Base64 is useful when you need to: - Store images in databases - Embed images directly in HTML/documents - Process images without downloading from URLs

Prompt Engineering Tips

Be Specific

Vague prompts produce unpredictable results. Add details about:

  • Subject: What is the main focus?
  • Style: Photorealistic, watercolor, digital art, sketch?
  • Composition: Close-up, wide angle, aerial view?
  • Lighting: Golden hour, dramatic shadows, soft diffused light?
  • Mood: Serene, energetic, mysterious?
# Vague prompt
foundry_image("a cat", model = "my-dalle")

# Specific prompt
foundry_image(
  "A fluffy orange tabby cat sitting on a windowsill,
   soft morning light streaming through lace curtains,
   photorealistic style, shallow depth of field",
  model = "my-dalle"
)

Use DALL-E 3’s Revised Prompts

DALL-E 3 automatically enhances your prompts. Check revised_prompt to learn what works:

result <- foundry_image("sunset", model = "my-dalle")

# See how DALL-E interpreted your prompt
cat(result$revised_prompt)
#> A breathtaking sunset over a calm ocean, with vibrant hues of
#> orange, pink, and purple reflecting off the water's surface...

Iterative Refinement

Use the revised prompt as inspiration for your next attempt:

# First attempt
r1 <- foundry_image("a robot", model = "my-dalle")

# Refine based on what you liked/disliked
r2 <- foundry_image(
  "A friendly humanoid robot with soft rounded edges,
   warm LED eyes, and a brushed aluminum finish,
   standing in a modern home environment",
  model = "my-dalle"
)

Use Cases

Data Visualization Enhancement

Generate custom illustrations for reports:

# Create a conceptual illustration for a report section
foundry_image(
  "A clean, professional infographic-style illustration showing
   data flowing from multiple sources into a central analytics hub,
   using a blue and white color scheme, minimalist corporate style",
  model = "my-dalle",
  size = "1792x1024"
) |>
  foundry_save_image("data_flow_illustration.png")

Placeholder Images for Prototypes

Quickly generate placeholder images for UI mockups:

categories <- c("technology", "nature", "food", "travel")

for (cat in categories) {
  foundry_image(
    paste("A beautiful photograph representing", cat,
          "suitable for a website hero image"),
    model = "my-dalle"
  ) |>
    foundry_save_image(paste0("hero_", cat, ".png"))
}

Synthetic Training Data

Generate diverse images for ML training (with appropriate caution):

# Generate variations of a product for training an object detector
variations <- c(
  "on a white background, studio lighting",
  "on a wooden table, natural lighting",
  "held in a person's hand, outdoor setting",
  "on a store shelf with other products"
)

for (i in seq_along(variations)) {
  foundry_image(
    paste("A blue ceramic coffee mug", variations[i]),
    model = "my-dalle",
    style = "natural"
  ) |>
    foundry_save_image(paste0("mug_", i, ".png"))
}

Best Practices

  1. Save images promptly: URLs expire quickly.
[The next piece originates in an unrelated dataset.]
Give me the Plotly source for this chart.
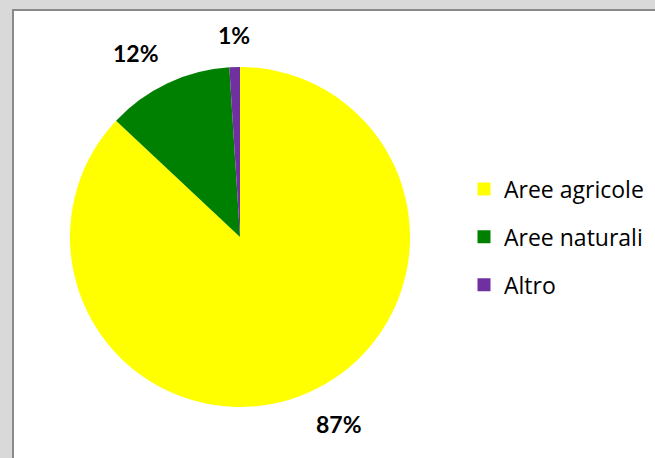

Always save images you want to keep.

  2. Use HD quality sparingly: HD takes longer and costs more. Use standard quality for drafts and iterations.

  3. Respect content policies: DALL-E has content filters. Prompts requesting harmful, illegal, or inappropriate content will be rejected.

  4. Monitor costs: Image generation is more expensive than text APIs. Track usage in the Azure Portal.